Your task: Leave the pictures out and retype the lines from the beginning through the line with "from bokeh.core.properties import value", both ends included.
════════
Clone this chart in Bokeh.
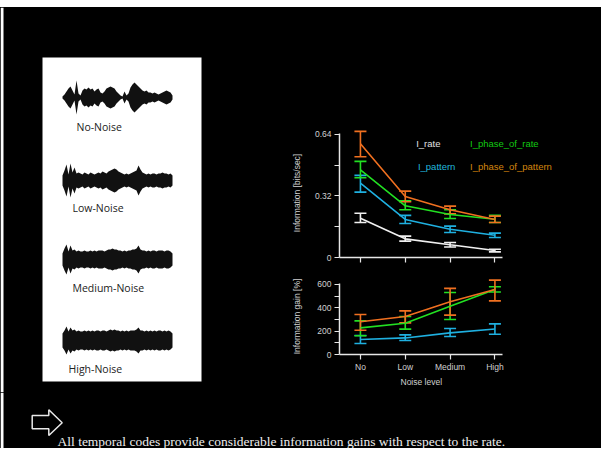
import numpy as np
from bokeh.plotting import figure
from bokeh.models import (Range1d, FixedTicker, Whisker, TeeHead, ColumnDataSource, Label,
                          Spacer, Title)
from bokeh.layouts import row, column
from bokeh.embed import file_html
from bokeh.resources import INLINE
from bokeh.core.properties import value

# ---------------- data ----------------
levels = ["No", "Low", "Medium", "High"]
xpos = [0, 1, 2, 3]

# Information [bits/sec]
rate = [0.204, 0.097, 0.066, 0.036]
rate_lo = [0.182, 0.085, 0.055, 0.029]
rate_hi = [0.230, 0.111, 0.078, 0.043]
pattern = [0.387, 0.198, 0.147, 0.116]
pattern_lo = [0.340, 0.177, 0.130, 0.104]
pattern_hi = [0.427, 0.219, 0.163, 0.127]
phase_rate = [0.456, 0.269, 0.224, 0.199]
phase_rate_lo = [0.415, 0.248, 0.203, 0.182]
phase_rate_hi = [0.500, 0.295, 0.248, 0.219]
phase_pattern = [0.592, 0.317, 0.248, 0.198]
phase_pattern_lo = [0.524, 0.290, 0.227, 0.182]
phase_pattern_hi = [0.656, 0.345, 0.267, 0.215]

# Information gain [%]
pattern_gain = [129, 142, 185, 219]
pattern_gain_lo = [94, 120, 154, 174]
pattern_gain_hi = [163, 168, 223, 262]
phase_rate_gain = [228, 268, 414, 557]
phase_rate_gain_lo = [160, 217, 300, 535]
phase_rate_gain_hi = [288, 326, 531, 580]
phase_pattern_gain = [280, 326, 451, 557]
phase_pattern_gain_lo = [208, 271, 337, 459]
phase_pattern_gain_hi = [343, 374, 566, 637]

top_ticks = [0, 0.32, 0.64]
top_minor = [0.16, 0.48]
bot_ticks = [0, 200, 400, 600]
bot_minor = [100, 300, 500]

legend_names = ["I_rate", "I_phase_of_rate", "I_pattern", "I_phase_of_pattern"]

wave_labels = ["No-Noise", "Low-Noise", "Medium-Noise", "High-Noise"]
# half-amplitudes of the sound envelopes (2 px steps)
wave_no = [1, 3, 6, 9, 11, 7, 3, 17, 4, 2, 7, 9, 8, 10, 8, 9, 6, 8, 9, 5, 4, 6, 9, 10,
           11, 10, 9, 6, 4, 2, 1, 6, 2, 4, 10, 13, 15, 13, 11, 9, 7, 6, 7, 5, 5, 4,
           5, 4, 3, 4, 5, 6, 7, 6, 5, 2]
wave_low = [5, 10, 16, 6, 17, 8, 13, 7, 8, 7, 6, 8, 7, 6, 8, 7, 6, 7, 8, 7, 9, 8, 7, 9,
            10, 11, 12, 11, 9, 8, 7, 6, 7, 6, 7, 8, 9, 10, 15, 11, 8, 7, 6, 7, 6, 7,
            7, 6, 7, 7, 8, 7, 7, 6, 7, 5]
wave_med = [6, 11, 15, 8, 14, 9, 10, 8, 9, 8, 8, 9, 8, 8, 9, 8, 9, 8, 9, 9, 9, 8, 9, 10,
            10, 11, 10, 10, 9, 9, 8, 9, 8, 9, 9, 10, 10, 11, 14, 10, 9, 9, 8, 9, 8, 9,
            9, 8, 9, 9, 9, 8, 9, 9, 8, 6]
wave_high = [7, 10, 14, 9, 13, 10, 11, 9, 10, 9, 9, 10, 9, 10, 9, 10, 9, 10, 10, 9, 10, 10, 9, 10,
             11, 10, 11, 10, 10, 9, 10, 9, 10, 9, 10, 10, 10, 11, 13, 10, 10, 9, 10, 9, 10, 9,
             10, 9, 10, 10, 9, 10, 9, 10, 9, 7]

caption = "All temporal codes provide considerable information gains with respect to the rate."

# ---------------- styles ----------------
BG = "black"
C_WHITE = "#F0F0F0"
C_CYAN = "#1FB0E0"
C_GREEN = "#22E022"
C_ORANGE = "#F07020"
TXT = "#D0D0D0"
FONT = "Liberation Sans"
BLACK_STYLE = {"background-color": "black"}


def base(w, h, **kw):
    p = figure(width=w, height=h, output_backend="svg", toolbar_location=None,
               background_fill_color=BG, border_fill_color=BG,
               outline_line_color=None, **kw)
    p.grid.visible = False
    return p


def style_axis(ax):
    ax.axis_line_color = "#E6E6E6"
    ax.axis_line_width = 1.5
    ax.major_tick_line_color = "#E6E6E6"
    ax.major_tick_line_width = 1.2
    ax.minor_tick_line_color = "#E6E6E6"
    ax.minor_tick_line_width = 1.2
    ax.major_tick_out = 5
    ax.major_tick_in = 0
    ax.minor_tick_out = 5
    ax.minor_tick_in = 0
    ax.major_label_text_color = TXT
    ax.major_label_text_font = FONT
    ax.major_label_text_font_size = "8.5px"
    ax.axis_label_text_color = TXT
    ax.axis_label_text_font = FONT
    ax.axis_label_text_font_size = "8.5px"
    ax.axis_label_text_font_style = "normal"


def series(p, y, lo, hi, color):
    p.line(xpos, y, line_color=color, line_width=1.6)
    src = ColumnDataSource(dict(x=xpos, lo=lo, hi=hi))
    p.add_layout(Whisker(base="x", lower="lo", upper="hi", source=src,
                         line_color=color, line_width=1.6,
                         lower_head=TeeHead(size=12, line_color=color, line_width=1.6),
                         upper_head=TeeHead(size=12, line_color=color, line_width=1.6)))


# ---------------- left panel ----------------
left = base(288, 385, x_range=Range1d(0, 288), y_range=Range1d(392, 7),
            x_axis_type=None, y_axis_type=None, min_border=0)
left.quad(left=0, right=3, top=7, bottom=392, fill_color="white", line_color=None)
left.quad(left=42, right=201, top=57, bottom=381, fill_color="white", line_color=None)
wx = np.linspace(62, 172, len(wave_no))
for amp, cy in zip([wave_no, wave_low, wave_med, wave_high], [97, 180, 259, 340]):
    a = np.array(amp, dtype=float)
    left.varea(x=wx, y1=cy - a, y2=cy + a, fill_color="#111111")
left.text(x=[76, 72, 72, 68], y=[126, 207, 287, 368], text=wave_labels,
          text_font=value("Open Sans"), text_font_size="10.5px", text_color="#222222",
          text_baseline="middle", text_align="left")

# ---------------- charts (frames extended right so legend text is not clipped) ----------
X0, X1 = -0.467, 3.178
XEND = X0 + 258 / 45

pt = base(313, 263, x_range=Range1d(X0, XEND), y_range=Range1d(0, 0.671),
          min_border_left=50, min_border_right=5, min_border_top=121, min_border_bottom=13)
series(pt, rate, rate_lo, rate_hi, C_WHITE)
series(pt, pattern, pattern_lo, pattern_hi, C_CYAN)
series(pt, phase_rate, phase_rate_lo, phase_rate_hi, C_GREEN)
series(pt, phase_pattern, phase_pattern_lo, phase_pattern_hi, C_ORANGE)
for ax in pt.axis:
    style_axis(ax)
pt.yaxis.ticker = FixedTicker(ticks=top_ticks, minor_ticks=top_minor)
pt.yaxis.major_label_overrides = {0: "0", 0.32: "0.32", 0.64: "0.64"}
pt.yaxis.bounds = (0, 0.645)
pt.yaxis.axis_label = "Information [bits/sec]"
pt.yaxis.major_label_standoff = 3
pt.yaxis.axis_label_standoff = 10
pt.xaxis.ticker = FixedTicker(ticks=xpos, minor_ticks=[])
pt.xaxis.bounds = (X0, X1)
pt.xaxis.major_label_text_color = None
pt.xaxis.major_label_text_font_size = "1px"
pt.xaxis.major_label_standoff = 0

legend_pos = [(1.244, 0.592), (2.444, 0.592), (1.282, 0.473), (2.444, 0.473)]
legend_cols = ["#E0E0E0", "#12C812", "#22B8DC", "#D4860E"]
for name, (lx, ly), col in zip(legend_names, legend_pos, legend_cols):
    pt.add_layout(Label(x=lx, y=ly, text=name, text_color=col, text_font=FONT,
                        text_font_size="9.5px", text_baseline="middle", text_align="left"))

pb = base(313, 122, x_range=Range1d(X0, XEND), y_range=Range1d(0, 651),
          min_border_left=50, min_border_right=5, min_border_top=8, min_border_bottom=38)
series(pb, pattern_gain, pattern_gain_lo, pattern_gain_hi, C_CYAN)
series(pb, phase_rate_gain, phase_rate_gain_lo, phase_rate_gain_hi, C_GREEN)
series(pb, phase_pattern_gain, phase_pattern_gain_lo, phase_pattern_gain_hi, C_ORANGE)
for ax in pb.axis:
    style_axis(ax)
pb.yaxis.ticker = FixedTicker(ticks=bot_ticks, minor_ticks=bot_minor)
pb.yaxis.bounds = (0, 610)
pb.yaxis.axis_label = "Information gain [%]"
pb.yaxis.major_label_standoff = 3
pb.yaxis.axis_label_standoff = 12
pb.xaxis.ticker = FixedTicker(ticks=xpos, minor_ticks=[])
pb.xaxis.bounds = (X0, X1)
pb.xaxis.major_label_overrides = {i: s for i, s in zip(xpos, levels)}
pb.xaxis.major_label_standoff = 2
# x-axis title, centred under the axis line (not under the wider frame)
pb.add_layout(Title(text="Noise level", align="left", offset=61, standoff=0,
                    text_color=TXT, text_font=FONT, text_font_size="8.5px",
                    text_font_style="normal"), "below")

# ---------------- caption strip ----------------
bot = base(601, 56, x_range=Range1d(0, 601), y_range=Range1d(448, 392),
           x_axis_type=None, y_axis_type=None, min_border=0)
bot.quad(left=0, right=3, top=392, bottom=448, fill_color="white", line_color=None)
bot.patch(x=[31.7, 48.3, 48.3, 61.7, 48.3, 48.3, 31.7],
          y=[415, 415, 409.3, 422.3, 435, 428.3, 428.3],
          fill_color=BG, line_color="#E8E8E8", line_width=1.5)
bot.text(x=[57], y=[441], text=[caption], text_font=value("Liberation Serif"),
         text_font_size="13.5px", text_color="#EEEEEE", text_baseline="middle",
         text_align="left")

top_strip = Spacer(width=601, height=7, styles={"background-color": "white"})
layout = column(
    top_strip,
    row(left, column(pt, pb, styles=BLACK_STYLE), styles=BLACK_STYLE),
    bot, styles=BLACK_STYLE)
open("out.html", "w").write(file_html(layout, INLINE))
════════
Answer to the task:
Clone this chart in Bokeh.
import numpy as np
from bokeh.plotting import figure
from bokeh.models import (Range1d, FixedTicker, Whisker, TeeHead, ColumnDataSource, Label,
                          Spacer, Title)
from bokeh.layouts import row, column
from bokeh.embed import file_html
from bokeh.resources import INLINE
from bokeh.core.properties import value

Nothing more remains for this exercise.